Friday, 22 March 2013


On March 17th, I felt we had no choice but to honour Ireland in our culinary tour.
Being a Sunday, and the last day of March Break, and St Patrick's Day....why not start the day with an Irish coffee? While Shawn and I were in Ireland last fall, I learned how to make Irish coffee at the Jameson Distillery Museum....and of course, we had a half bottle of Jameson in the “bar”.

So, first drag yourself out of bed and put the coffee on to brew. While it is brewing, make yourself as presentable as you deem fit. Pour hot coffee into you mug (a clear one if you have it), about ¾ full. Add a small teaspoon of brown sugar and stir. Add 1oz ( is morning after all) of Jameson Irish Whiskey. Pour some cold cream (½ & ½ works.....full 18% will do if that is all you have....) into your chilled cocktail shaker. Shake it up until thickened, and spoon onto the top of your should look just like a freshly poured pint of Guinness. Go sit by the fire (or window, or back into bed if you must) and enjoy. Repeat as necessary.

I have had these recipe cards that I had picked up at the Guinness museum in Dublin, and I have hung onto to them for the last year and a half, waiting for a reason to use them....well there's no time like the present!

For dinner we had Venison & Guinness Stew with Champ Potato, for dessert Guinness Chocolate Mousse, and of course a couple of pints of Guinness to wash it all down.  The cans of Guinness we get imported from Ireland are not quite the same, but will do.Fortunately, we are expert Guinness pourers....we have certificates somewhere to prove it....AND even an authentic Guinness pint glass that a friendly barkeep in Sligo “gave” Shawn.

Shawn and the boys donned there Irish rugby shirts, Iain broke one of our Jameson glasses (what kind of karma do you get from breaking a glass we so carefully brought home from Ireland with us ON St Patrick's Day?) and we dug into dinner...and then promptly went to bed.

Venison & Guinness Stew
(my variation, inspired by my recipe card)
This recipe fed the four of us dinner and lunch the next day
  • 1 lb of venison, chopped (recipe card called for ½ pound stewing beef)
  • 1-2 large carrots chopped
  • 2 stalks celery chopped
  • handful of white mushrooms, quartered (recipe called for parsnip....who actually keeps parsnip in their fridge?)
  • 1L thick stock (beef....or venison if you happen to have it, we did!)
  • sprigs of fresh thyme & rosemary
  • 1 can of Guinness (ummm.....recipe called for only 200ml, I didn't read that until after)

 Stir fry the meat, add the vegetables and cook until tender, then pour in the Guinness (go ahead, use the whole can, you bought a 4-pack, right?) Reduce by half (will take awhile of you used the whole can, if not, it should take the amount of time it takes you to drink the remains of the can)
Add the stock and herbs and simmer slowly for 1 ½ – 2 hours.

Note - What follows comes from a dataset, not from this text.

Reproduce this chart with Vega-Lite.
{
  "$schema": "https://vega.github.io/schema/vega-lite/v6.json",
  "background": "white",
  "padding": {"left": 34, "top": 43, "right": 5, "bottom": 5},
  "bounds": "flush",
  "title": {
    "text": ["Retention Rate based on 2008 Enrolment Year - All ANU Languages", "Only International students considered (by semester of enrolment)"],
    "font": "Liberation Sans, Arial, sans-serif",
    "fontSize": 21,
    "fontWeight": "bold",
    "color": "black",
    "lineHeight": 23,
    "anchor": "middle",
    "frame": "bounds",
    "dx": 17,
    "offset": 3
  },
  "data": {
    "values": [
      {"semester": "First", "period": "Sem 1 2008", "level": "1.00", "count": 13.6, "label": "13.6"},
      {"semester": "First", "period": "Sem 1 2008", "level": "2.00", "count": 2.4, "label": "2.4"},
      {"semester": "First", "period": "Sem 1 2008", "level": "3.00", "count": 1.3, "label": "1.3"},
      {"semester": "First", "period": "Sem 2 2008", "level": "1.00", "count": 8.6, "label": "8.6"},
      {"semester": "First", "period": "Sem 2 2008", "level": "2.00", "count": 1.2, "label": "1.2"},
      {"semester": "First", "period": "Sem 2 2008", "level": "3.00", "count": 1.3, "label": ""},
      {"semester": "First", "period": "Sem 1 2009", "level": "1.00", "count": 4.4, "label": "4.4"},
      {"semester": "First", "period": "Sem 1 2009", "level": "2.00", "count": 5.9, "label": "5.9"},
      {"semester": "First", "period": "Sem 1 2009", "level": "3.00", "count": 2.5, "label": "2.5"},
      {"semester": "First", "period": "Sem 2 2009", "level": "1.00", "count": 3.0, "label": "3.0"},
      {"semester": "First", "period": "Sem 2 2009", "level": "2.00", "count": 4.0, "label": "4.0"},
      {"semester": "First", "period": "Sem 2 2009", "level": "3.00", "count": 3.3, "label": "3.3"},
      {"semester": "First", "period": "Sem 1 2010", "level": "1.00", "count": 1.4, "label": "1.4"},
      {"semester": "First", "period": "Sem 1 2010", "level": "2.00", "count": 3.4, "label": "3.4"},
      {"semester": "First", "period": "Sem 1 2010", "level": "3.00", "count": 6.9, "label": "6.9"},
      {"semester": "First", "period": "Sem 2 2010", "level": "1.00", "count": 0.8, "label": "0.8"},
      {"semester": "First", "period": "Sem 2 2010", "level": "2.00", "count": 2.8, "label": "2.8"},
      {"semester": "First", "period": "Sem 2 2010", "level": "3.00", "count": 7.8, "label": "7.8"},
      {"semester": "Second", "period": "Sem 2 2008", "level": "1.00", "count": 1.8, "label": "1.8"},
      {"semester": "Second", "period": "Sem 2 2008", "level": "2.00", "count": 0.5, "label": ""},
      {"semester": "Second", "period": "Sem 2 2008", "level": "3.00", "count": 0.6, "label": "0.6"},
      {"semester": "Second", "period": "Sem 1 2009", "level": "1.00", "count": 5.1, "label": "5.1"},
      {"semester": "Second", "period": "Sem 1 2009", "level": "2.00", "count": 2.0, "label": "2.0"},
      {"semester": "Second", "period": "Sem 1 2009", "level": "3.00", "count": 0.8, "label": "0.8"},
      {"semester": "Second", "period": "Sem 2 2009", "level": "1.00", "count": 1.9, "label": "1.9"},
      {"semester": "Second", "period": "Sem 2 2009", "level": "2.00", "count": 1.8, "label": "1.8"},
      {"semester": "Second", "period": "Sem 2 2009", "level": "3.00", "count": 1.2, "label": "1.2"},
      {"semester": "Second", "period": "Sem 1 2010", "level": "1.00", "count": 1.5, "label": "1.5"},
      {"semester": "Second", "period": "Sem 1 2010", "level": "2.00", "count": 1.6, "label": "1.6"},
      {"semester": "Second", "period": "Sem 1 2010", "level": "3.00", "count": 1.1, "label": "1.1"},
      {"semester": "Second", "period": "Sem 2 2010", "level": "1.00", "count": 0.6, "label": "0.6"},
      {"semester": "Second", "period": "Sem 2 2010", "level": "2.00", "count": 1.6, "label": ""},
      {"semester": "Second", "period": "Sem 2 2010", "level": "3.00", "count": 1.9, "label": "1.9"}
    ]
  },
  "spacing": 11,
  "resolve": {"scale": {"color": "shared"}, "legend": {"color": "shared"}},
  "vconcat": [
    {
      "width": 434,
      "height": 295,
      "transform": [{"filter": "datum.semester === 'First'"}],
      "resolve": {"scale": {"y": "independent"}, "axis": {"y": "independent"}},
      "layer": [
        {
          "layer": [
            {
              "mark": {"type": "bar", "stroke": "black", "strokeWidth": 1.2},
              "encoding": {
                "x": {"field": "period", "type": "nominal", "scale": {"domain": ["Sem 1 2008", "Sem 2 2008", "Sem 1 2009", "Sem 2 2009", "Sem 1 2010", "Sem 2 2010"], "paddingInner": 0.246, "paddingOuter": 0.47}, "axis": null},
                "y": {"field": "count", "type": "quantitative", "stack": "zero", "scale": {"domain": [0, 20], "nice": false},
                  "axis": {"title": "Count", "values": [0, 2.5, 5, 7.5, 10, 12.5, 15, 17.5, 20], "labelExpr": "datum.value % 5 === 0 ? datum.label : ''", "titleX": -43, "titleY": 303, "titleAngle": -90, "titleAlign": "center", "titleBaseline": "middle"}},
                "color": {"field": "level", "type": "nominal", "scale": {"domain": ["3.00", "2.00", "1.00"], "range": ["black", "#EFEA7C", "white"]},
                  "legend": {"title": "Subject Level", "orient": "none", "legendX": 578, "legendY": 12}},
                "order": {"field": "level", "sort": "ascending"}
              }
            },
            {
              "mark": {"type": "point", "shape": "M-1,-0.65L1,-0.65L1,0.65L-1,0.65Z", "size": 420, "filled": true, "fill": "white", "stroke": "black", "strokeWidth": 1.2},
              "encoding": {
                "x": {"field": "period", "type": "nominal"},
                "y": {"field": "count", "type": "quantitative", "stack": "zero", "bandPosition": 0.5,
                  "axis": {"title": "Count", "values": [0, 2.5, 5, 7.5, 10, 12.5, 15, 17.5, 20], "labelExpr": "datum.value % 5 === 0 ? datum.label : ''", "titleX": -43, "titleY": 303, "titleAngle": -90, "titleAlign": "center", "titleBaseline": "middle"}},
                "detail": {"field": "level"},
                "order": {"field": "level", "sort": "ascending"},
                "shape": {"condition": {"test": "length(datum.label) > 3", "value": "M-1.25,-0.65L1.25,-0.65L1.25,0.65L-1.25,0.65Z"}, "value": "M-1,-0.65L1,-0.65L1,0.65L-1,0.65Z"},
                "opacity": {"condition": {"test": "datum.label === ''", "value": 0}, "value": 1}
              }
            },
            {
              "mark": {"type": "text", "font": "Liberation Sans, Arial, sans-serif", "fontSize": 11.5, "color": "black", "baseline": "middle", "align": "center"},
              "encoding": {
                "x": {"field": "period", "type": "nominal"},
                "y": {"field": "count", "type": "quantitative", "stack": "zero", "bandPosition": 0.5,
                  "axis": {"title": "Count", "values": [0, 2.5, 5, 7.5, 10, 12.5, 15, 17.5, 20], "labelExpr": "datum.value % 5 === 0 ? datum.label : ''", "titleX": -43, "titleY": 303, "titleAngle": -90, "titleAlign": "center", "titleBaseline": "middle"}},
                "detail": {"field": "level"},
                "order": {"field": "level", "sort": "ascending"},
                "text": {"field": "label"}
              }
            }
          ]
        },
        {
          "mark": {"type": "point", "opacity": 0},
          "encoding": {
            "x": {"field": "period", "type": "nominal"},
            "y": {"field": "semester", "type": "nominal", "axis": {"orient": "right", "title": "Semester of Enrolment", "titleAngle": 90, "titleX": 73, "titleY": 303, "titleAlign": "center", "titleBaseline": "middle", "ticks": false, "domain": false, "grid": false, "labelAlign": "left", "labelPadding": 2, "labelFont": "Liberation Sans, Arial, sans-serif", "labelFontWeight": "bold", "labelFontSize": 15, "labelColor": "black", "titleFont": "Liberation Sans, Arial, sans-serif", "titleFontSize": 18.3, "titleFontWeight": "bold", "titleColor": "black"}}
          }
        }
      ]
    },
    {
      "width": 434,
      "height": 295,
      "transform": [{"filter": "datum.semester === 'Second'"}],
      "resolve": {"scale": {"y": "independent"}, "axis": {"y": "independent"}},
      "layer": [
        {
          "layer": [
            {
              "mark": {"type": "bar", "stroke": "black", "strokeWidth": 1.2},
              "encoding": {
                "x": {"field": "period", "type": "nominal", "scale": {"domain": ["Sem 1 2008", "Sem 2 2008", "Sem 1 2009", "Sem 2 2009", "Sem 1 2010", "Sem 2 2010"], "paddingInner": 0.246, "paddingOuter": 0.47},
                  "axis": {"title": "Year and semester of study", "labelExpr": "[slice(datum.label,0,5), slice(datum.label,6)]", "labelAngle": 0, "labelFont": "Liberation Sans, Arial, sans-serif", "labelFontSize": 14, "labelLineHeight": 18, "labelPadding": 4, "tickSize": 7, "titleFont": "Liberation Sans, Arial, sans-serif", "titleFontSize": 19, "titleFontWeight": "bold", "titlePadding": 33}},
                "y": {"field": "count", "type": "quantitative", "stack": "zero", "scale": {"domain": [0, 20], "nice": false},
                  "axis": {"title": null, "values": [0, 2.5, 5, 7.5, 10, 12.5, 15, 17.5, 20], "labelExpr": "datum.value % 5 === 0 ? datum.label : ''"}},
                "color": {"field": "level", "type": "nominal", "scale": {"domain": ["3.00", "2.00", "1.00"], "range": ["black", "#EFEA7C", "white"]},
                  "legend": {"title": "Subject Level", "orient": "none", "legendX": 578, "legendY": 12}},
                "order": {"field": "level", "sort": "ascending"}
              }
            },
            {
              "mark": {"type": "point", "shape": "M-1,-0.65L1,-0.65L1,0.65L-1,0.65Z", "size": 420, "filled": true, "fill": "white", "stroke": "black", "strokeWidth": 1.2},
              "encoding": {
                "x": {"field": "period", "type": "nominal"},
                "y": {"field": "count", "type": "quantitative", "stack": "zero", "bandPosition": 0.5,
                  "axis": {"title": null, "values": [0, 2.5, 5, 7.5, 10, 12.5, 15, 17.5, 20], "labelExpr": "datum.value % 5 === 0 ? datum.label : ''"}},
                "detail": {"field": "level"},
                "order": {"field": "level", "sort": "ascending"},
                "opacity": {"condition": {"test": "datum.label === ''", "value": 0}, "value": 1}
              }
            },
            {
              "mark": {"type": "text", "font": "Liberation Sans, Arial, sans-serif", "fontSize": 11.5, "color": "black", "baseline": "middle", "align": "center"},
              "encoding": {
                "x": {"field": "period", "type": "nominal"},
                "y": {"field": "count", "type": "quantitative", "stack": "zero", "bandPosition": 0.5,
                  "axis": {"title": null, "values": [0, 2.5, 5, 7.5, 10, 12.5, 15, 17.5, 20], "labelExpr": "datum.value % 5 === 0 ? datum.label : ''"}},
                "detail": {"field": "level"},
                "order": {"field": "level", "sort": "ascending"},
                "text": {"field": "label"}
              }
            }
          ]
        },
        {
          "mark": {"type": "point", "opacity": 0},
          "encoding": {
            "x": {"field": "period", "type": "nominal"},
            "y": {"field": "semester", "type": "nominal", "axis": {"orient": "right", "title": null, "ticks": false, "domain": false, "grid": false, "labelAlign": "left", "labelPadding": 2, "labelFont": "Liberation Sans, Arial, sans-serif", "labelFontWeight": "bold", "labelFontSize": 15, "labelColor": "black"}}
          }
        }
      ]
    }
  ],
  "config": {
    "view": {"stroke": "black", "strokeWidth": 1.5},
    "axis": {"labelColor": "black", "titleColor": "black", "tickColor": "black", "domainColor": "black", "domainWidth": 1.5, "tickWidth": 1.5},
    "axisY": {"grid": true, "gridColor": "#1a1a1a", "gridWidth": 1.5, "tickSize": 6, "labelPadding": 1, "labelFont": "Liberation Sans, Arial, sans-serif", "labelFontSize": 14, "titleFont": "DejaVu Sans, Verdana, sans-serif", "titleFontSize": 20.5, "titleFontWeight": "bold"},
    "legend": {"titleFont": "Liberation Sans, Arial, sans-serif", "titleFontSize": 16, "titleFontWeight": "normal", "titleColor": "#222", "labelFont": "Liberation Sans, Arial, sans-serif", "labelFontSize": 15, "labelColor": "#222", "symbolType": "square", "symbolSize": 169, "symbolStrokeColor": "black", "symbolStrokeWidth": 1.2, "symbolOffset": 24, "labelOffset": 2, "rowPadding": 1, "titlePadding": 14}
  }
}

Serve with champ potato.....which is really just mashed potatoes with spring onions in them, I made mashed potatoes with butter and sour cream, them added in 3 shopped green onions.

Guinness Chocolate Mousse
Serves 6...generous servings!
  • 10 (yep, 10) eggs, separated (as in yolks from whites, not 4 from 6, or 5 from 5)
  • 350g dark chocolate
  • ¼ lb butter
  • ¼ cup sugar
  • 100ml Guiness (did you use, or drink the whole can from the stew? Better open another one.....)

Melt chocolate and butter, stir in the Guinness. Beat yolks and sugar until light and fluffy.
Beak whites until soft peaks form. Mix chocolate into yolk mixture until well combined. Fold in whites until all is smooth. Transfer to serving glasses and chill.
Was great topped with whipped cream (slightly under whipped) and cherries.